Inflation is not decelerating the way it previously had. Prices rose in November, for one, and inflation still hasn’t fallen to the Fed’s target. This isn’t to say progress hasn’t been made. We’re a long ways away from the four-decade high in June 2022, which is why the central bank began its cutting cycle in September. It delivered a 50 basis-point slash, which was a surprise to some. Then the Fed announced its second reduction in November: a smaller, 25 basis point cut.
Traders in the Federal funds futures market are mostly pricing in a 25 basis point cut for December—more than 95% are betting on it. Less than 5% think the Fed will leave rates unchanged, and no one sees an interest rate hike happening.
So while George would be inclined to vote no on a cut, she expects there will be one.
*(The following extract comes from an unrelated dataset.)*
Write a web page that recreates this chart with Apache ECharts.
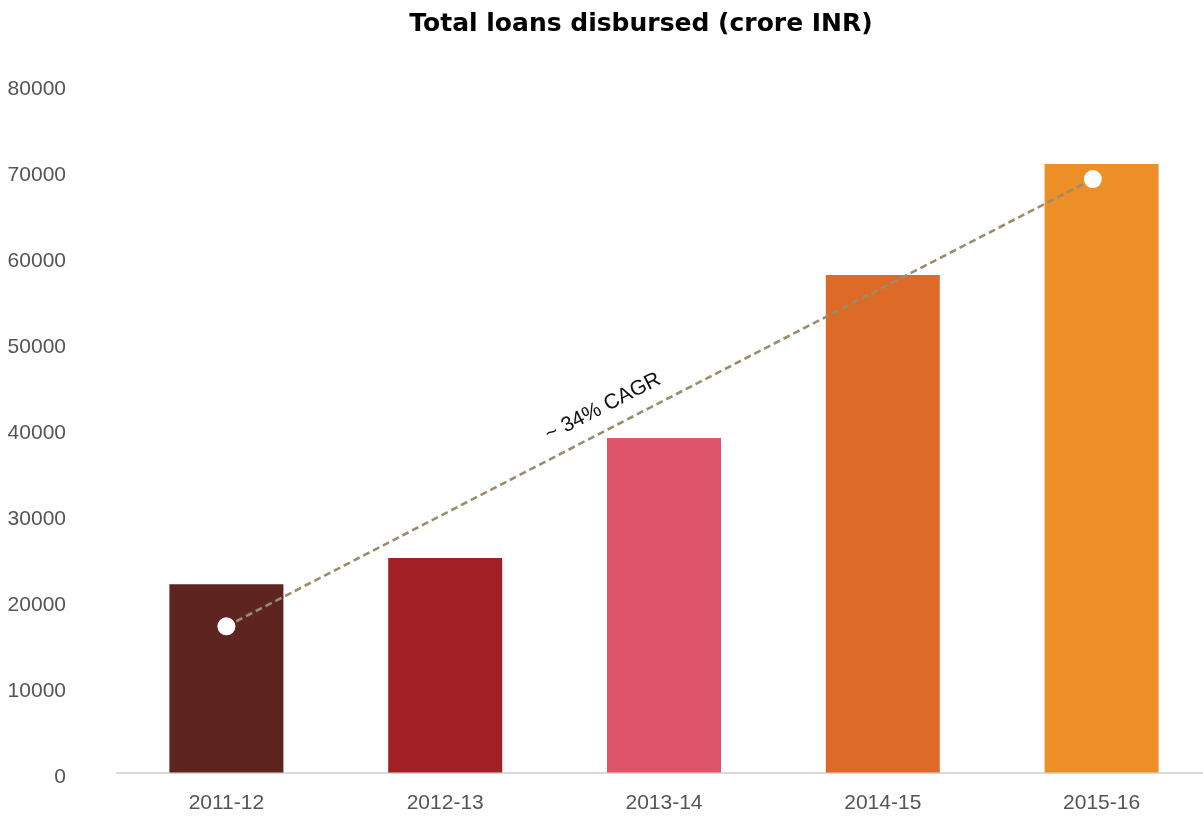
<!DOCTYPE html>
<html>
<head>
<meta charset="utf-8">
<title>Total loans disbursed (crore INR)</title>
<script src="https://cdn.jsdelivr.net/npm/echarts@6/dist/echarts.min.js"></script>
<style>
  html, body { margin: 0; padding: 0; background: #ffffff; overflow: hidden; }
  /* the plot runs slightly past the right edge of the window */
  #chart { width: 1230px; height: 816px; }
</style>
</head>
<body>
<div id="chart"></div>
<script>
// Fiscal years and loans disbursed, crore INR
const years = ['2011-12', '2012-13', '2013-14', '2014-15', '2015-16'];
const loans = [21900, 24950, 38900, 57850, 70750];
const barColors = ['#5e2420', '#a12025', '#dd546b', '#dd6b27', '#eb8f26'];

// Growth trend endpoints (category position, value)
const trendPos = [0, 3.96];
const trendValues = [17000, 69000];
const trendLabel = '~ 34% CAGR';

// Value axis ticks
const yTicks = [0, 10000, 20000, 30000, 40000, 50000, 60000, 70000, 80000];

const font = '"Liberation Sans", Arial, Helvetica, sans-serif';
const titleFont = '"DejaVu Sans", "Liberation Sans", Arial, sans-serif';
const chart = echarts.init(document.getElementById('chart'));

const barData = loans.map((v, i) => ({ value: v, itemStyle: { color: barColors[i] } }));
const trendData = trendPos.map((p, i) => [p, trendValues[i]]);

chart.setOption({
  animation: false,
  backgroundColor: '#ffffff',
  title: {
    text: 'Total loans disbursed (crore INR)',
    left: 636,
    textAlign: 'center',
    top: 7,
    textStyle: { fontFamily: titleFont, fontSize: 25, fontWeight: 'bold', color: '#000000' }
  },
  grid: { left: 117, top: 84.5, width: 1094, height: 688, containLabel: false },
  xAxis: [
    {
      type: 'category',
      data: years,
      axisLine: { show: true, lineStyle: { color: '#d9d9d9', width: 2 } },
      axisTick: { show: false },
      axisLabel: { margin: 20, fontFamily: font, fontSize: 21, color: '#555555' },
      splitLine: { show: false }
    },
    {
      type: 'value',
      min: -0.5,
      max: 4.5,
      show: false
    }
  ],
  yAxis: {
    type: 'value',
    min: yTicks[0],
    max: yTicks[yTicks.length - 1],
    interval: yTicks[1] - yTicks[0],
    axisLine: { show: false },
    axisTick: { show: false },
    splitLine: { show: false },
    axisLabel: {
      margin: 51,
      formatter: (v) => String(v),
      verticalAlign: 'top',
      lineHeight: 9,
      fontFamily: font,
      fontSize: 21,
      color: '#555555'
    }
  },
  series: [
    {
      type: 'bar',
      data: barData,
      barWidth: 114,
      xAxisIndex: 0
    },
    {
      type: 'line',
      xAxisIndex: 1,
      data: trendData,
      z: 5,
      lineStyle: { color: '#9b8c6c', width: 2.6, type: [7, 4] },
      symbol: 'circle',
      symbolSize: 18,
      itemStyle: { color: '#ffffff', borderWidth: 0 }
    }
  ],
  graphic: [
    {
      type: 'text',
      x: 603,
      y: 407,
      rotation: 0.475,
      z: 10,
      style: {
        text: trendLabel,
        font: '21px ' + font,
        fill: '#111111',
        align: 'center',
        verticalAlign: 'middle'
      }
    }
  ]
});
</script>
</body>
</html>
Plus, a quarter of a percentage point won’t make or break inflation, she explained. Still, she thinks it’s time for the Fed to “signal to markets and to the public that they have not taken their eye off the ball of inflation.”
In its December meeting, apart from potentially announcing an interest rate cut, the central bank and its chairman, Jerome Powell, will reveal economic projections for the new year. “I do expect that we will see some adjustments in their inflation path,” George said. “I think we’ll see some adjustments in the Fed funds rate path to show that it will be a slower, more gradual, downward move over the next year or so.”
It’s unclear what that’ll look like. It could mean leaving interest rates unchanged for a bit. There is a new presidential administration to consider, too. Economists previously told Fortune they see President-elect Donald Trump’s policies as inflationary, whether that’s regarding his threats of tariffs, or promises of mass deportation and more tax cuts. However, the Fed is very clear in that it makes decisions based on data rather than in anticipation of something.
“You have inflation running well above that 2% target, and it’s shown to be sticky right now, regardless of how precise one could be about potential policies coming forward in 2025,” George said.
She continued: “If you’re a risk manager at this point, if you’re thinking about what lies ahead, and you’ve yet to achieve your 2% target, you will move carefully to make sure that you’re not ceding the credibility that you want in terms of low and stable inflation. So I think it’s a time to just be careful.”
Powell himself, at the New York Times’s DealBook Summit earlier this month, said the Fed could be “more cautious” as it cuts interest rates, acknowledging that inflation was a “little higher” than anticipated. He obviously didn’t comment on what the Fed would do this week, or how the central bank is thinking about Trump 2.0, but he did say: “We’re now on a path to bring rates back down to a more neutral level over time.”